##### Dataset excerpt #####

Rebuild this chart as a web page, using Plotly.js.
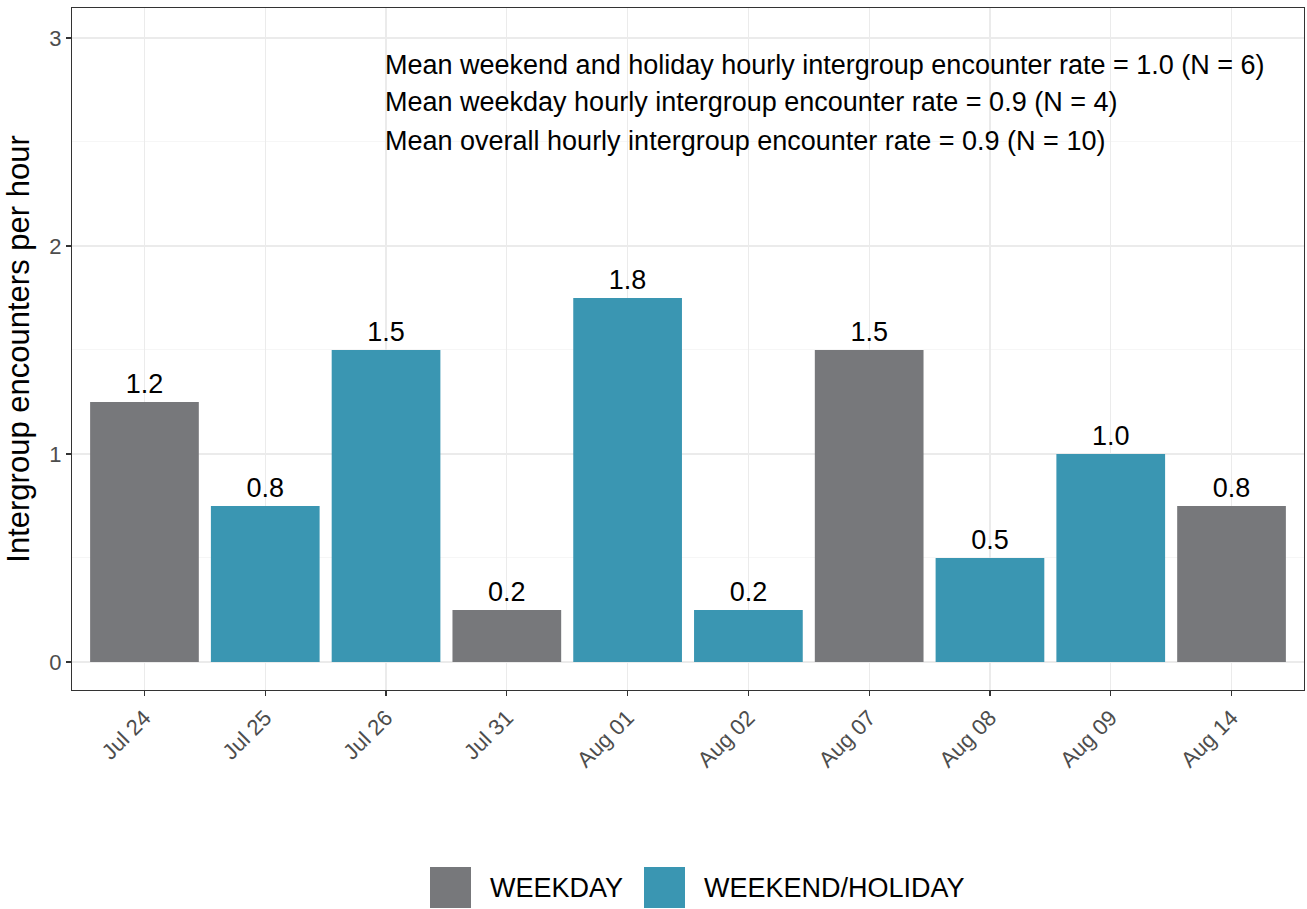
<!DOCTYPE html>
<html>
<head>
<meta charset="utf-8">
<script src="https://cdn.plot.ly/plotly-3.0.1.min.js"></script>
<style>html,body{margin:0;padding:0;background:#fff;}#chart{width:1307px;height:909px;}</style>
</head>
<body>
<div id="chart"></div>
<script>
const dates = ["Jul 24","Jul 25","Jul 26","Jul 31","Aug 01","Aug 02","Aug 07","Aug 08","Aug 09","Aug 14"];
const rates = [1.25, 0.75, 1.5, 0.25, 1.75, 0.25, 1.5, 0.5, 1.0, 0.75];
const rateLabels = ["1.2","0.8","1.5","0.2","1.8","0.2","1.5","0.5","1.0","0.8"];
const dayType = ["WEEKDAY","WEEKEND/HOLIDAY","WEEKEND/HOLIDAY","WEEKDAY","WEEKEND/HOLIDAY","WEEKEND/HOLIDAY","WEEKDAY","WEEKEND/HOLIDAY","WEEKEND/HOLIDAY","WEEKDAY"];
const typeNames = ["WEEKDAY","WEEKEND/HOLIDAY"];
const typeColors = {"WEEKDAY":"#77787B","WEEKEND/HOLIDAY":"#3A96B2"};
const summaryLines = [
  "Mean weekend and holiday hourly intergroup encounter rate = 1.0 (N = 6)",
  "Mean weekday hourly intergroup encounter rate = 0.9 (N = 4)",
  "Mean overall hourly intergroup encounter rate = 0.9 (N = 10)"
];
const summaryY = [2.87, 2.69, 2.505];

const FONT = "Liberation Sans, Arial, sans-serif";

const trace = {
  type: "bar",
  x: dates,
  y: rates,
  text: rateLabels,
  textposition: "outside",
  textfont: {family: FONT, size: 27, color: "#000"},
  cliponaxis: false,
  marker: {color: dayType.map(t => typeColors[t]), line: {width: 0}},
  hoverinfo: "x+y",
  showlegend: false
};

const annotations = summaryLines.map((s, i) => ({
  x: "Jul 26", y: summaryY[i], xref: "x", yref: "y",
  text: s, showarrow: false, xanchor: "left", yanchor: "middle", xshift: -3,
  font: {family: FONT, size: 27, color: "#000"}
}));

// legend (drawn manually to mimic ggplot's large keys)
const W = 1232, H = 682;
const px = p => (p - 72) / W;
const py = p => (690 - p) / H;
const legendKeyX = [430, 644];
const legendTextX = [488, 702];
const shapes = [];
typeNames.forEach((t, i) => {
  shapes.push({type: "rect", xref: "paper", yref: "paper",
    x0: px(legendKeyX[i]), x1: px(legendKeyX[i] + 41), y0: py(908), y1: py(867),
    fillcolor: typeColors[t], line: {width: 0}});
  annotations.push({xref: "paper", yref: "paper", x: px(legendTextX[i]), y: py(888),
    text: t, showarrow: false, xanchor: "left", yanchor: "middle",
    font: {family: FONT, size: 27, color: "#000"}});
});

const layout = {
  width: 1307, height: 909,
  margin: {l: 72, r: 3, t: 8, b: 219},
  paper_bgcolor: "#fff", plot_bgcolor: "#fff",
  font: {family: FONT},
  bargap: 0.1,
  xaxis: {
    type: "category", range: [-0.6, 9.6],
    tickangle: -45, tickfont: {family: FONT, size: 22, color: "#4D4D4D"},
    ticks: "outside", ticklen: 5, tickcolor: "#333", tickwidth: 1.2,
    showgrid: true, gridcolor: "#EBEBEB", gridwidth: 1.2,
    showline: true, linecolor: "#333", linewidth: 1.2, mirror: true,
    zeroline: false
  },
  yaxis: {
    range: [-0.135, 3.144], tickvals: [0, 1, 2, 3],
    tickfont: {family: FONT, size: 22, color: "#4D4D4D"},
    ticks: "outside", ticklen: 5, tickcolor: "#333", tickwidth: 1.2,
    showgrid: true, gridcolor: "#EBEBEB", gridwidth: 1.2,
    minor: {tickvals: [0.5, 1.5, 2.5], showgrid: true, gridcolor: "#F4F4F4", gridwidth: 0.8, ticks: ""},
    showline: true, linecolor: "#333", linewidth: 1.2, mirror: true,
    zeroline: false,
    title: {text: "Intergroup encounters per hour", font: {family: FONT, size: 31, color: "#000"}, standoff: 10}
  },
  annotations: annotations,
  shapes: shapes
};

Plotly.newPlot("chart", [trace], layout, {displayModeBar: false, staticPlot: true});
</script>
</body>
</html>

#####

▸ Task to complete: Restate the whole of the material word for word without the pictures.

▸ Answer to the problem:
Rebuild this chart as a web page, using Plotly.js.
<!DOCTYPE html>
<html>
<head>
<meta charset="utf-8">
<script src="https://cdn.plot.ly/plotly-3.0.1.min.js"></script>
<style>html,body{margin:0;padding:0;background:#fff;}#chart{width:1307px;height:909px;}</style>
</head>
<body>
<div id="chart"></div>
<script>
const dates = ["Jul 24","Jul 25","Jul 26","Jul 31","Aug 01","Aug 02","Aug 07","Aug 08","Aug 09","Aug 14"];
const rates = [1.25, 0.75, 1.5, 0.25, 1.75, 0.25, 1.5, 0.5, 1.0, 0.75];
const rateLabels = ["1.2","0.8","1.5","0.2","1.8","0.2","1.5","0.5","1.0","0.8"];
const dayType = ["WEEKDAY","WEEKEND/HOLIDAY","WEEKEND/HOLIDAY","WEEKDAY","WEEKEND/HOLIDAY","WEEKEND/HOLIDAY","WEEKDAY","WEEKEND/HOLIDAY","WEEKEND/HOLIDAY","WEEKDAY"];
const typeNames = ["WEEKDAY","WEEKEND/HOLIDAY"];
const typeColors = {"WEEKDAY":"#77787B","WEEKEND/HOLIDAY":"#3A96B2"};
const summaryLines = [
  "Mean weekend and holiday hourly intergroup encounter rate = 1.0 (N = 6)",
  "Mean weekday hourly intergroup encounter rate = 0.9 (N = 4)",
  "Mean overall hourly intergroup encounter rate = 0.9 (N = 10)"
];
const summaryY = [2.87, 2.69, 2.505];

const FONT = "Liberation Sans, Arial, sans-serif";

const trace = {
  type: "bar",
  x: dates,
  y: rates,
  text: rateLabels,
  textposition: "outside",
  textfont: {family: FONT, size: 27, color: "#000"},
  cliponaxis: false,
  marker: {color: dayType.map(t => typeColors[t]), line: {width: 0}},
  hoverinfo: "x+y",
  showlegend: false
};

const annotations = summaryLines.map((s, i) => ({
  x: "Jul 26", y: summaryY[i], xref: "x", yref: "y",
  text: s, showarrow: false, xanchor: "left", yanchor: "middle", xshift: -3,
  font: {family: FONT, size: 27, color: "#000"}
}));

// legend (drawn manually to mimic ggplot's large keys)
const W = 1232, H = 682;
const px = p => (p - 72) / W;
const py = p => (690 - p) / H;
const legendKeyX = [430, 644];
const legendTextX = [488, 702];
const shapes = [];
typeNames.forEach((t, i) => {
  shapes.push({type: "rect", xref: "paper", yref: "paper",
    x0: px(legendKeyX[i]), x1: px(legendKeyX[i] + 41), y0: py(908), y1: py(867),
    fillcolor: typeColors[t], line: {width: 0}});
  annotations.push({xref: "paper", yref: "paper", x: px(legendTextX[i]), y: py(888),
    text: t, showarrow: false, xanchor: "left", yanchor: "middle",
    font: {family: FONT, size: 27, color: "#000"}});
});

const layout = {
  width: 1307, height: 909,
  margin: {l: 72, r: 3, t: 8, b: 219},
  paper_bgcolor: "#fff", plot_bgcolor: "#fff",
  font: {family: FONT},
  bargap: 0.1,
  xaxis: {
    type: "category", range: [-0.6, 9.6],
    tickangle: -45, tickfont: {family: FONT, size: 22, color: "#4D4D4D"},
    ticks: "outside", ticklen: 5, tickcolor: "#333", tickwidth: 1.2,
    showgrid: true, gridcolor: "#EBEBEB", gridwidth: 1.2,
    showline: true, linecolor: "#333", linewidth: 1.2, mirror: true,
    zeroline: false
  },
  yaxis: {
    range: [-0.135, 3.144], tickvals: [0, 1, 2, 3],
    tickfont: {family: FONT, size: 22, color: "#4D4D4D"},
    ticks: "outside", ticklen: 5, tickcolor: "#333", tickwidth: 1.2,
    showgrid: true, gridcolor: "#EBEBEB", gridwidth: 1.2,
    minor: {tickvals: [0.5, 1.5, 2.5], showgrid: true, gridcolor: "#F4F4F4", gridwidth: 0.8, ticks: ""},
    showline: true, linecolor: "#333", linewidth: 1.2, mirror: true,
    zeroline: false,
    title: {text: "Intergroup encounters per hour", font: {family: FONT, size: 31, color: "#000"}, standoff: 10}
  },
  annotations: annotations,
  shapes: shapes
};

Plotly.newPlot("chart", [trace], layout, {displayModeBar: false, staticPlot: true});
</script>
</body>
</html>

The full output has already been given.